→ **Plotting code records**
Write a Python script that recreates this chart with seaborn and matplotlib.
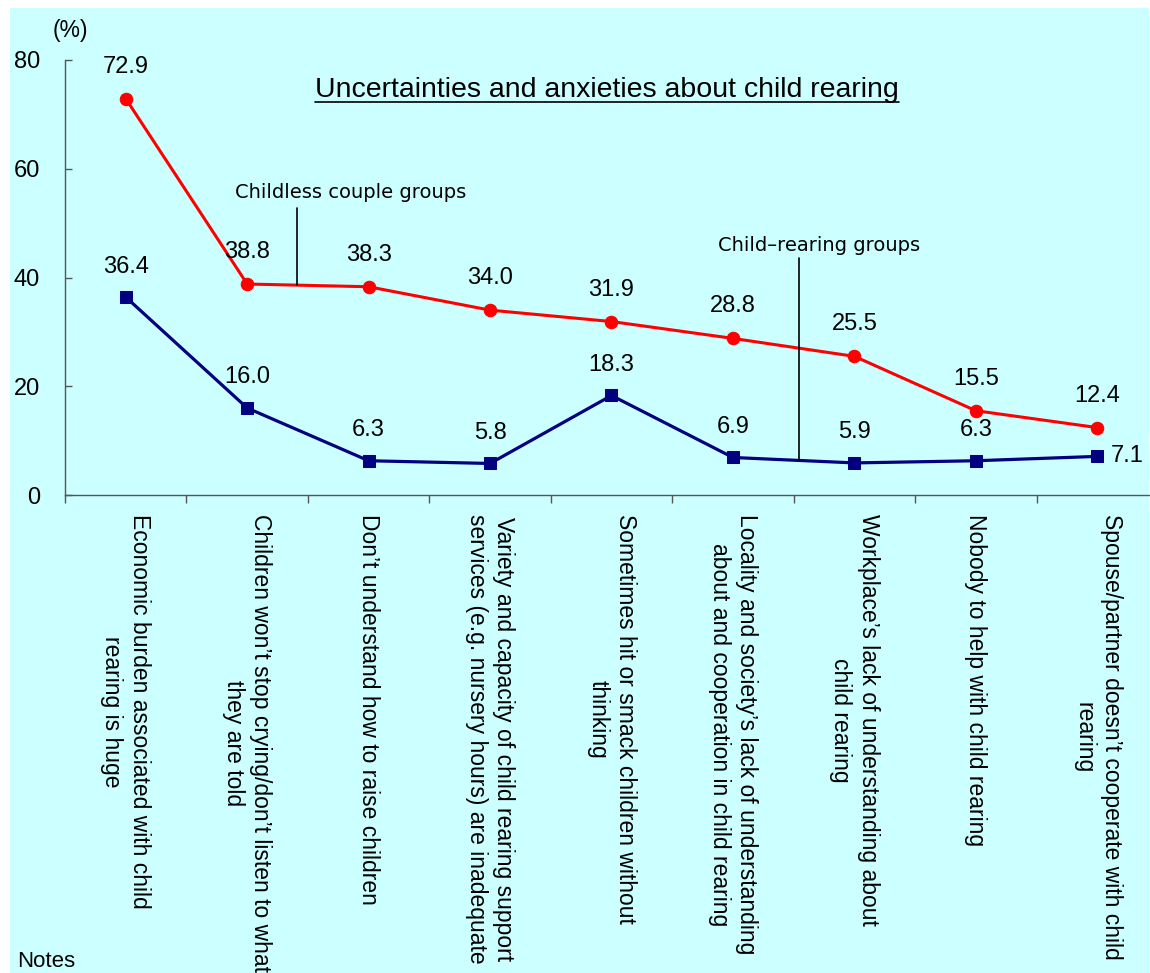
import pandas as pd
import seaborn as sns
import matplotlib.pyplot as plt
from matplotlib.patches import Rectangle
from matplotlib.lines import Line2D
from matplotlib.ticker import FixedLocator

# Data
items = [
    "Economic burden associated with child\nrearing is huge",
    "Children won\u2019t stop crying/don\u2019t listen to what\nthey are told",
    "Don\u2019t understand how to raise children",
    "Variety and capacity of child rearing support\nservices (e.g. nursery hours) are inadequate",
    "Sometimes hit or smack children without\nthinking",
    "Locality and society\u2019s lack of understanding\nabout and cooperation in child rearing",
    "Workplace\u2019s lack of understanding about\nchild rearing",
    "Nobody to help with child rearing",
    "Spouse/partner doesn\u2019t cooperate with child\nrearing",
]
childless = [72.9, 38.8, 38.3, 34.0, 31.9, 28.8, 25.5, 15.5, 12.4]
child_rearing = [36.4, 16.0, 6.3, 5.8, 18.3, 6.9, 5.9, 6.3, 7.1]
y_ticks = [0, 20, 40, 60, 80]

df = pd.DataFrame({"item": items, "childless": childless, "child_rearing": child_rearing})

sns.set_style("white")
plt.rcParams["font.family"] = ["Liberation Sans", "DejaVu Sans"]
plt.rcParams["text.color"] = "black"
plt.rcParams["xtick.color"] = "black"
plt.rcParams["ytick.color"] = "black"

fig = plt.figure(figsize=(11.5, 9.73), dpi=100, facecolor="white")
# cyan chart area
fig.patches.append(Rectangle((10 / 1150, 0), 1139 / 1150, 1 - 8 / 973,
                             transform=fig.transFigure, facecolor="#CCFFFF",
                             edgecolor="none", zorder=-5))

ax = fig.add_axes([65 / 1150, 1 - 495 / 973, 1093 / 1150, 435 / 973])
ax.set_facecolor("none")
ax.set_zorder(2)

sns.lineplot(data=df, x="item", y="childless", color="#FF0000", marker="o",
             markersize=9, markeredgecolor="#FF0000", linewidth=2.2,
             sort=False, legend=False, ax=ax, clip_on=False)
sns.lineplot(data=df, x="item", y="child_rearing", color="#000080", marker="s",
             markersize=8, markeredgecolor="#000080", linewidth=2.3,
             sort=False, legend=False, ax=ax, clip_on=False)

# data labels
for i, v in enumerate(childless):
    ax.annotate(f"{v:.1f}", (i, v), xytext=(0, 23), textcoords="offset points",
                ha="center", va="center", fontsize=17)
for i, v in enumerate(child_rearing):
    if i == len(child_rearing) - 1:
        ax.annotate(f"{v:.1f}", (i, v), xytext=(10, 0), textcoords="offset points",
                    ha="left", va="center", fontsize=17)
    else:
        ax.annotate(f"{v:.1f}", (i, v), xytext=(0, 22), textcoords="offset points",
                    ha="center", va="center", fontsize=17)

ax.set_xlim(-0.5, len(items) - 0.5)
ax.set_ylim(0, 80)
ax.set_yticks(y_ticks)
ax.set_xlabel("")
ax.set_ylabel("")

for s in ["top", "right"]:
    ax.spines[s].set_visible(False)
for s in ["left", "bottom"]:
    ax.spines[s].set_color("#555555")
    ax.spines[s].set_linewidth(1.0)

ax.tick_params(axis="y", direction="in", length=5, width=1, color="#555555",
               labelsize=17, pad=18, left=True)
ax.tick_params(axis="x", which="major", length=0, pad=14)
ax.xaxis.set_minor_locator(FixedLocator([k - 0.5 for k in range(len(items) + 1)]))
ax.tick_params(axis="x", which="minor", direction="out", length=6, width=1,
               color="#555555", bottom=True)
for lab in ax.get_xticklabels():
    lab.set_rotation(270)
    lab.set_ha("center")
    lab.set_va("top")
    lab.set_multialignment("center")
    lab.set_fontsize(16.5)
    lab.set_linespacing(1.25)

# group annotations
ax.plot([1.41, 1.41], [38.6, 52.8], color="black", lw=1.2)
ax.text(1.85, 55.7, "Childless couple groups", ha="center", va="center",
        fontsize=14, family="DejaVu Sans")
ax.plot([5.546, 5.546], [6.4, 43.6], color="black", lw=1.2)
ax.text(5.71, 45.8, "Child\u2013rearing groups", ha="center", va="center",
        fontsize=14, family="DejaVu Sans")

# title with underline
title = fig.text(607 / 1150, 1 - 90 / 973, "Uncertainties and anxieties about child rearing",
                 ha="center", va="center", fontsize=20.5)
fig.text(70 / 1150, 1 - 30 / 973, "(%)", ha="center", va="center", fontsize=16.5)
fig.text(17 / 1150, 1 / 973, "Notes", ha="left", va="bottom", fontsize=16)

fig.canvas.draw()
bb = title.get_window_extent().transformed(fig.transFigure.inverted())
fig.lines.append(Line2D([bb.x0, bb.x1], [bb.y0 + 0.001, bb.y0 + 0.001],
                        transform=fig.transFigure, color="black", lw=1.2))

fig.savefig("out.png", dpi=100, facecolor="white")
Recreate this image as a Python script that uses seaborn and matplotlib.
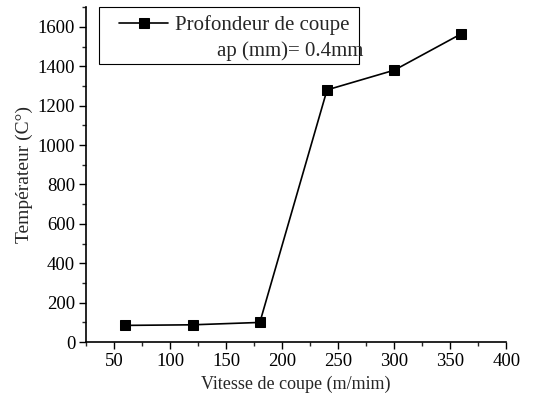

→ **THE EXERCISE**
Leave the pictures out, and restate exactly the lines from the start of the records through the one that contains "ax.set_zorder(2)".

→ **REPLY**
Write a Python script that recreates this chart with seaborn and matplotlib.
import pandas as pd
import seaborn as sns
import matplotlib.pyplot as plt
from matplotlib.patches import Rectangle
from matplotlib.lines import Line2D
from matplotlib.ticker import FixedLocator

# Data
items = [
    "Economic burden associated with child\nrearing is huge",
    "Children won\u2019t stop crying/don\u2019t listen to what\nthey are told",
    "Don\u2019t understand how to raise children",
    "Variety and capacity of child rearing support\nservices (e.g. nursery hours) are inadequate",
    "Sometimes hit or smack children without\nthinking",
    "Locality and society\u2019s lack of understanding\nabout and cooperation in child rearing",
    "Workplace\u2019s lack of understanding about\nchild rearing",
    "Nobody to help with child rearing",
    "Spouse/partner doesn\u2019t cooperate with child\nrearing",
]
childless = [72.9, 38.8, 38.3, 34.0, 31.9, 28.8, 25.5, 15.5, 12.4]
child_rearing = [36.4, 16.0, 6.3, 5.8, 18.3, 6.9, 5.9, 6.3, 7.1]
y_ticks = [0, 20, 40, 60, 80]

df = pd.DataFrame({"item": items, "childless": childless, "child_rearing": child_rearing})

sns.set_style("white")
plt.rcParams["font.family"] = ["Liberation Sans", "DejaVu Sans"]
plt.rcParams["text.color"] = "black"
plt.rcParams["xtick.color"] = "black"
plt.rcParams["ytick.color"] = "black"

fig = plt.figure(figsize=(11.5, 9.73), dpi=100, facecolor="white")
# cyan chart area
fig.patches.append(Rectangle((10 / 1150, 0), 1139 / 1150, 1 - 8 / 973,
                             transform=fig.transFigure, facecolor="#CCFFFF",
                             edgecolor="none", zorder=-5))

ax = fig.add_axes([65 / 1150, 1 - 495 / 973, 1093 / 1150, 435 / 973])
ax.set_facecolor("none")
ax.set_zorder(2)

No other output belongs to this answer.